# Source data
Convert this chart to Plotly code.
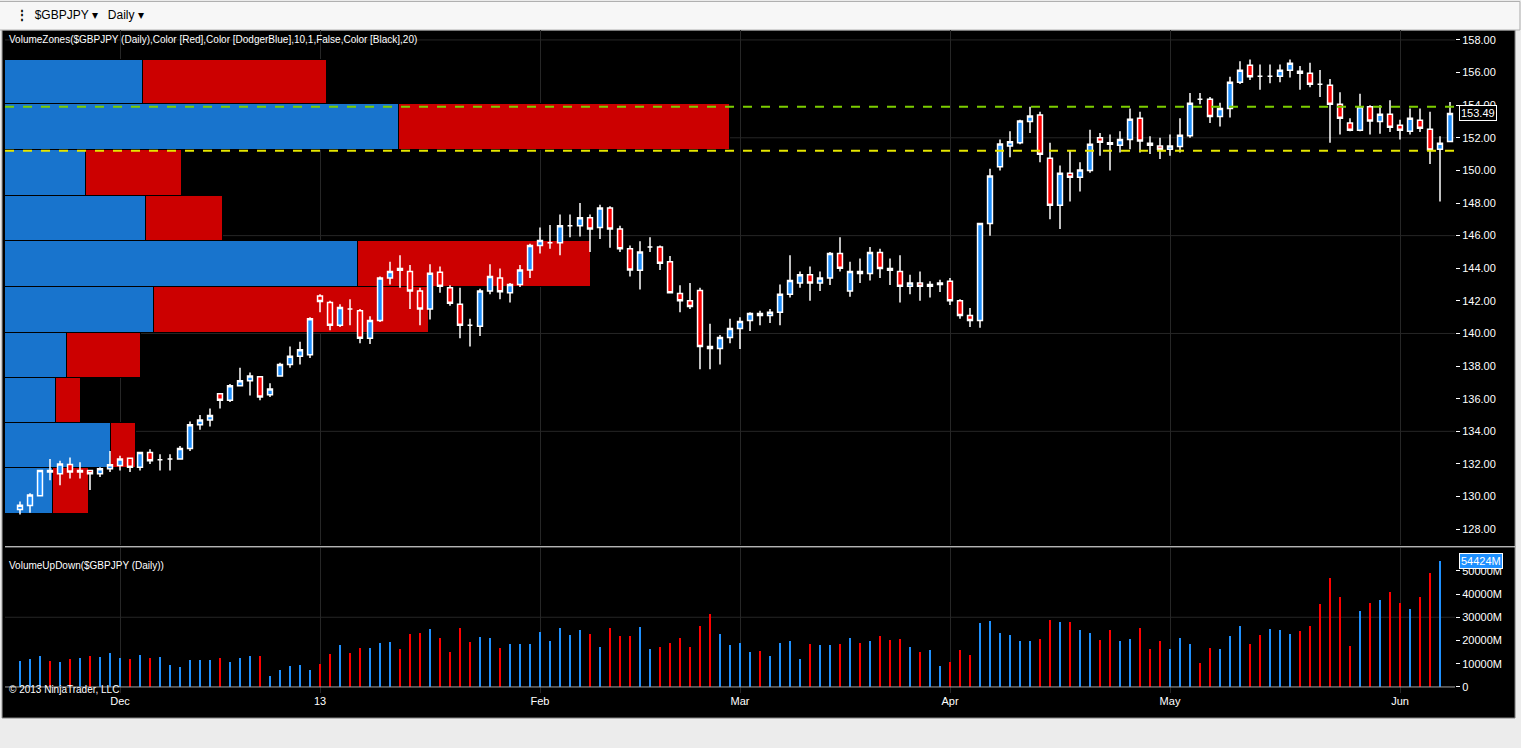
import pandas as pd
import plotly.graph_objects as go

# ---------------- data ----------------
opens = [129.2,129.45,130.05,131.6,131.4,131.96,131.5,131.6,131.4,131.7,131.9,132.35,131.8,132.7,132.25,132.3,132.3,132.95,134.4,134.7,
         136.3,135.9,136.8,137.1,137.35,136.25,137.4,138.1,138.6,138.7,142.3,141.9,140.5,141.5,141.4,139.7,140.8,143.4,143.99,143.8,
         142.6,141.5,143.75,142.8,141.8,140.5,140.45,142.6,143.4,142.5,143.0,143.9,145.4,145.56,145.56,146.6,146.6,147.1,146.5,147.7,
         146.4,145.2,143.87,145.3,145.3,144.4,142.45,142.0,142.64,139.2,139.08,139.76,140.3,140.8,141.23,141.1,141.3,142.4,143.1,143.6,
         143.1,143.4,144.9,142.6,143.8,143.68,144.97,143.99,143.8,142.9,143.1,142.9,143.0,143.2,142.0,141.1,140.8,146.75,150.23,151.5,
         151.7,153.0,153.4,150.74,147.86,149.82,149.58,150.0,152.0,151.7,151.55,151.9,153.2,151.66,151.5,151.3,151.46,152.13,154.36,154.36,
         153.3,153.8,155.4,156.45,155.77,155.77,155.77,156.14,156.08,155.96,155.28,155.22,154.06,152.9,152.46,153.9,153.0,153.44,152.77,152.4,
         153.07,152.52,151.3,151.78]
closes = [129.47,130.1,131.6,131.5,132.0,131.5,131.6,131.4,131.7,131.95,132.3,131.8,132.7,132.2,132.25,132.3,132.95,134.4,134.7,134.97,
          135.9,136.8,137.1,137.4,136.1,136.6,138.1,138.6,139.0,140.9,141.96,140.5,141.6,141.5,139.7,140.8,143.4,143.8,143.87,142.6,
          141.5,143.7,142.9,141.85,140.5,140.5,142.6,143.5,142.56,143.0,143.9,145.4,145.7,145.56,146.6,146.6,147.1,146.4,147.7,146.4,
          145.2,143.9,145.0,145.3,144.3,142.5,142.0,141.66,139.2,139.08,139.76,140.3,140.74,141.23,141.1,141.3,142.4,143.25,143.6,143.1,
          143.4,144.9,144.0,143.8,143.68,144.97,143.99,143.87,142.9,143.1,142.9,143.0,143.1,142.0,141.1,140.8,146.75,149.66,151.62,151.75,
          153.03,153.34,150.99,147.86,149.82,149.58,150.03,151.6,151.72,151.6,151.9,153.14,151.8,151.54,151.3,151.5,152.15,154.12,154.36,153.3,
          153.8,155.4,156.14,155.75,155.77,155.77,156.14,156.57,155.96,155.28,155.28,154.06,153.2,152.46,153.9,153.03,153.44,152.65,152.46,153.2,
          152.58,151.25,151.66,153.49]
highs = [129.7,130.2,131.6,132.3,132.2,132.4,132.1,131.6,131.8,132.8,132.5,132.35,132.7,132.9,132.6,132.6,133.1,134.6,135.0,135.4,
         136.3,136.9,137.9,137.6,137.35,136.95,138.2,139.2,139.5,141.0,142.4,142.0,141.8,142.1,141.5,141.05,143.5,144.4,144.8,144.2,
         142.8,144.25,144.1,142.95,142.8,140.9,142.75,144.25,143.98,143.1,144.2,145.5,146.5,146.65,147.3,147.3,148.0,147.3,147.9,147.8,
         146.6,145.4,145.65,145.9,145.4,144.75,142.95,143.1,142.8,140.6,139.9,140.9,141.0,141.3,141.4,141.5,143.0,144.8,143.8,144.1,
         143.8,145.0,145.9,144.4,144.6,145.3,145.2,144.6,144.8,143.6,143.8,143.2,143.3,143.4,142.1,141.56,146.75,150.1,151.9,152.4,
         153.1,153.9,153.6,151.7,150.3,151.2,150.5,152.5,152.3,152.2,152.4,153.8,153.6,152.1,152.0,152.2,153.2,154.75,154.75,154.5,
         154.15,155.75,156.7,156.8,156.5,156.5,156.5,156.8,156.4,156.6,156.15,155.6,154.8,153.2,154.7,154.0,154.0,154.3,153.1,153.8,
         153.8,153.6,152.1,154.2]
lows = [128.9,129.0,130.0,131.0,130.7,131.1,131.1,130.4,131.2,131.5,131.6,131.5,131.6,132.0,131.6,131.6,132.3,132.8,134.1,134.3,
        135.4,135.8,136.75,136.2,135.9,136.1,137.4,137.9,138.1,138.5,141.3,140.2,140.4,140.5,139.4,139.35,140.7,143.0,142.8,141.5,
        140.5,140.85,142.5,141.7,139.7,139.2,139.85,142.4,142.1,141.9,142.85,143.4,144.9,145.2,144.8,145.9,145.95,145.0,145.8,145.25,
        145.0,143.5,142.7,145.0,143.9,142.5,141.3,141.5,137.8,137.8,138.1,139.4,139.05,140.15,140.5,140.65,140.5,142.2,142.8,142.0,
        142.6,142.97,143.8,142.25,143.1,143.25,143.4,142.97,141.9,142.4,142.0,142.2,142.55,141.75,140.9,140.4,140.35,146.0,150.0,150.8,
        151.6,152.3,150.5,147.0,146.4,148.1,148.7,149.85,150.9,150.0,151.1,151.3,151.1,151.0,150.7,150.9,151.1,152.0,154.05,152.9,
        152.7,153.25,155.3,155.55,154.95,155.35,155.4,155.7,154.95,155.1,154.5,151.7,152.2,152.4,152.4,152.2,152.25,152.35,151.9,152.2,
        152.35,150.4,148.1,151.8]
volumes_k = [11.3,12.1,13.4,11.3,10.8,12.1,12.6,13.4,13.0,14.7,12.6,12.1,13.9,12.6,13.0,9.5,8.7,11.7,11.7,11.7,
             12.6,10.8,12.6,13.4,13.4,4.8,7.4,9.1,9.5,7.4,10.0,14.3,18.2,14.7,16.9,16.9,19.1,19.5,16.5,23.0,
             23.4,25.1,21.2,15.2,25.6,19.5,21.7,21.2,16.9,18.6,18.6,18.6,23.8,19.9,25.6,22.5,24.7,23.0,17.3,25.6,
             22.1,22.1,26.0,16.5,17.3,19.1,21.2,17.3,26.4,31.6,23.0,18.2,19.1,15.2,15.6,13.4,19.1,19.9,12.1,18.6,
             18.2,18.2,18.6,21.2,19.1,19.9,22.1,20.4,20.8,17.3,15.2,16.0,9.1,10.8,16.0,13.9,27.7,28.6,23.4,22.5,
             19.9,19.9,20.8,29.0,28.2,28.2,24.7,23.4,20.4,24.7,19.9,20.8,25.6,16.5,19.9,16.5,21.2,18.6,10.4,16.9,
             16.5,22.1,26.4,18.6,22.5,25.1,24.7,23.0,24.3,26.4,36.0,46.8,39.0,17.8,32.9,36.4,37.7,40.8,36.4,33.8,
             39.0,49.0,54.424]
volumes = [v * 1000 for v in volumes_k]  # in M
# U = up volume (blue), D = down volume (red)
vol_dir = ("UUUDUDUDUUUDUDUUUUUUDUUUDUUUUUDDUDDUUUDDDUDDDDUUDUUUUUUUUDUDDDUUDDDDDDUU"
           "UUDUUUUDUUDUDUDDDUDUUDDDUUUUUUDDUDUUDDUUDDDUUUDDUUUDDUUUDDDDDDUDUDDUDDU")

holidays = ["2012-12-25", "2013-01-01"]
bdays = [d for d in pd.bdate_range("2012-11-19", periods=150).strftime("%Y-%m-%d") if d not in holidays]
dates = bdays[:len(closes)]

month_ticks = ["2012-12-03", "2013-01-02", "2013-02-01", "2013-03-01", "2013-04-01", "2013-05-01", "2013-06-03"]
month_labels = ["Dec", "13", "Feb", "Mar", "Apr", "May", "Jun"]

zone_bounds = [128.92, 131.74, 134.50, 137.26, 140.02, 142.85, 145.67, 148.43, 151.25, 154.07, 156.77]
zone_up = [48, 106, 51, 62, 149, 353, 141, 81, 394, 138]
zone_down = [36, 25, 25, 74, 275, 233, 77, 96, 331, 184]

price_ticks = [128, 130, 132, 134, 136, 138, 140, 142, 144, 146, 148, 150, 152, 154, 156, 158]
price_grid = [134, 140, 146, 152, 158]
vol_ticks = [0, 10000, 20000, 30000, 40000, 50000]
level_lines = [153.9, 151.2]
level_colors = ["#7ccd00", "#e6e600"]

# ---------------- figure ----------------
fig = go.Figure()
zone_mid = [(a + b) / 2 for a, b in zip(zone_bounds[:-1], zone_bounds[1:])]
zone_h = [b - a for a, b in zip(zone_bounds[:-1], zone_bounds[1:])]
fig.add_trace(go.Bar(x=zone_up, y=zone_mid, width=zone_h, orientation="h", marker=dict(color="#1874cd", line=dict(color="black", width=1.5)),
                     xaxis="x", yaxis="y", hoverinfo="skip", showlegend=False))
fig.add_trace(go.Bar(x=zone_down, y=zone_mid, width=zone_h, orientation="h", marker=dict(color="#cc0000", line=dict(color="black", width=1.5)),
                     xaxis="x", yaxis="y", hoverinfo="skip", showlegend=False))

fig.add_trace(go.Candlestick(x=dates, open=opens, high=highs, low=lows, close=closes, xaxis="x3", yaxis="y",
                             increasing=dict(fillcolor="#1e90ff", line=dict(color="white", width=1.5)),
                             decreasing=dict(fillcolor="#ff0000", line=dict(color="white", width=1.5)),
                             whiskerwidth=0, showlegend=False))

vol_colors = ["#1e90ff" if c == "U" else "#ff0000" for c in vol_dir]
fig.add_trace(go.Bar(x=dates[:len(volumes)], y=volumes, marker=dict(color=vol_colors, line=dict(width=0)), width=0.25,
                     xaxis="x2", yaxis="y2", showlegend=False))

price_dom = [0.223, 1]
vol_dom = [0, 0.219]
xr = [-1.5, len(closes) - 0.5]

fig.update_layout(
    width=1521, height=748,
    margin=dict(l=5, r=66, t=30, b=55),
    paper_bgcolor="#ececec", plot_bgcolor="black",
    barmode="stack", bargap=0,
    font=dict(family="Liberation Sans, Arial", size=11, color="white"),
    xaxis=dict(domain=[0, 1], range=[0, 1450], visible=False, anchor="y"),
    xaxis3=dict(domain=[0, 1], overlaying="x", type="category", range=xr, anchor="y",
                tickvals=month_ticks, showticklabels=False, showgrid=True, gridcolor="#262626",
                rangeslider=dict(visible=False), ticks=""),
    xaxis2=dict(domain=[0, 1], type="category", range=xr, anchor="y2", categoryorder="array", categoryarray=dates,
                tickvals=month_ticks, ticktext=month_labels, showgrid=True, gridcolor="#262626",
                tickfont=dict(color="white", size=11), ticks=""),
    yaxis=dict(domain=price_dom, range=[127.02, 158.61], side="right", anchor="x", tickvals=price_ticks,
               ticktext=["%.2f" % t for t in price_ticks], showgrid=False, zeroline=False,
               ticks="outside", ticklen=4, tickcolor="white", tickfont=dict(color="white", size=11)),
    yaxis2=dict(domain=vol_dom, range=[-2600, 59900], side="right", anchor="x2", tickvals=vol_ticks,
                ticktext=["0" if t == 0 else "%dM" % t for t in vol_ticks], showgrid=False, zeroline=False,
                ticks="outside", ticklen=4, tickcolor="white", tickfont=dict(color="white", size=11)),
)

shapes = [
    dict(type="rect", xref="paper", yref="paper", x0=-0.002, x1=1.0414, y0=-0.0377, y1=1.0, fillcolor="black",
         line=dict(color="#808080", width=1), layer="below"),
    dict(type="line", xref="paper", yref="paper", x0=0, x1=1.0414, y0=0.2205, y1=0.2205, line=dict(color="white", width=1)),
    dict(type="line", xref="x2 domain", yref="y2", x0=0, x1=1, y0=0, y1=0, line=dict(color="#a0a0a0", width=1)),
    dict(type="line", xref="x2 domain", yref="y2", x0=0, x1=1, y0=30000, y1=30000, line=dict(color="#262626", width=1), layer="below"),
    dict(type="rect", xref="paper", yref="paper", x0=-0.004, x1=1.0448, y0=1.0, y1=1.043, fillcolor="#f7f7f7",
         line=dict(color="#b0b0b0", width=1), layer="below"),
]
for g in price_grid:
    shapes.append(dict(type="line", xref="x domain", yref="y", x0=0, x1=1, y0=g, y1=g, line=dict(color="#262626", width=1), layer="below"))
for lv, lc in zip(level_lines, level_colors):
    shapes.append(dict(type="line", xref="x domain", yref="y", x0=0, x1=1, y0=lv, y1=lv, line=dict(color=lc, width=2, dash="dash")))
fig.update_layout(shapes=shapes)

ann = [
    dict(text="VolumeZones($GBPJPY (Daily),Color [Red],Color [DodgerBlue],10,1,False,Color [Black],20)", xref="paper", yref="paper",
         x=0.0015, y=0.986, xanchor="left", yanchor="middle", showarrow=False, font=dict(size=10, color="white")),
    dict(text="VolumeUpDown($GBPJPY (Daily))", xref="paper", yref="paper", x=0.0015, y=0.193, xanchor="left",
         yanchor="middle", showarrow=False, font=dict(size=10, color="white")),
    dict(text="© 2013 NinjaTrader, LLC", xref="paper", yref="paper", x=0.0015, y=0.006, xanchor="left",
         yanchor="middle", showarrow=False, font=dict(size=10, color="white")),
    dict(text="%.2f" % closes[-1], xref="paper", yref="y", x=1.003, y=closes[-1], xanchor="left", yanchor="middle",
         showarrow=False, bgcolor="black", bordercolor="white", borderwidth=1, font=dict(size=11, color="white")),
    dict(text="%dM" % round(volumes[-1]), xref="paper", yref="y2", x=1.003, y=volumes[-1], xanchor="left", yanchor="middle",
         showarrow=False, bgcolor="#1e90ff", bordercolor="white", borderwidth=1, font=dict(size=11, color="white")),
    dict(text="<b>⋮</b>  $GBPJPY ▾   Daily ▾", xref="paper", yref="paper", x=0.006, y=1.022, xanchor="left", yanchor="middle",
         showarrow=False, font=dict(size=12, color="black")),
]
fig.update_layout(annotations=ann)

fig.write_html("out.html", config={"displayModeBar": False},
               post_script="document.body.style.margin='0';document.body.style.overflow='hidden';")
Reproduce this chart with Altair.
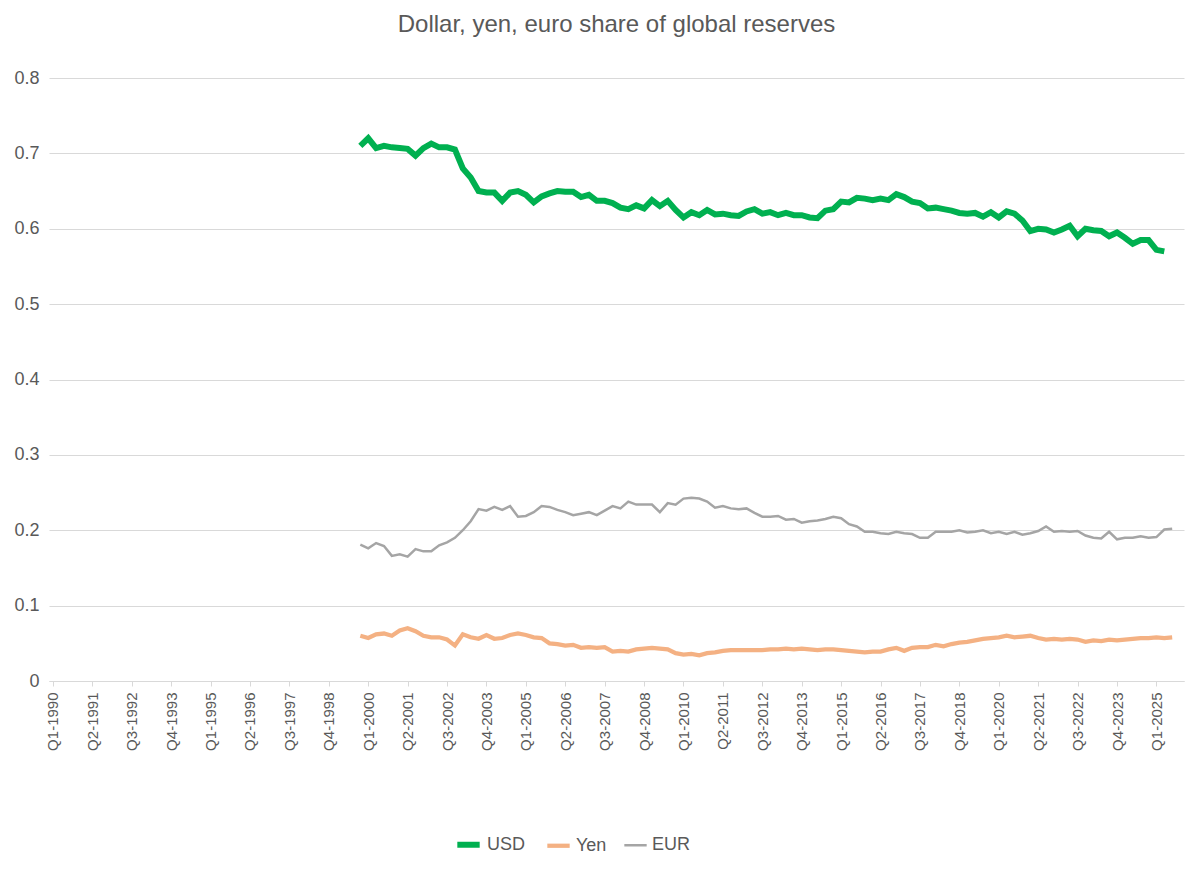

# What the task asks
Repeat the lines of the listing above verbatim, beginning at its first line and ending at the line containing "import plotly.graph_objects as go", which is included. Omit pictures.

# Solution
Convert this chart to Plotly code.
import pandas as pd
import plotly.graph_objects as go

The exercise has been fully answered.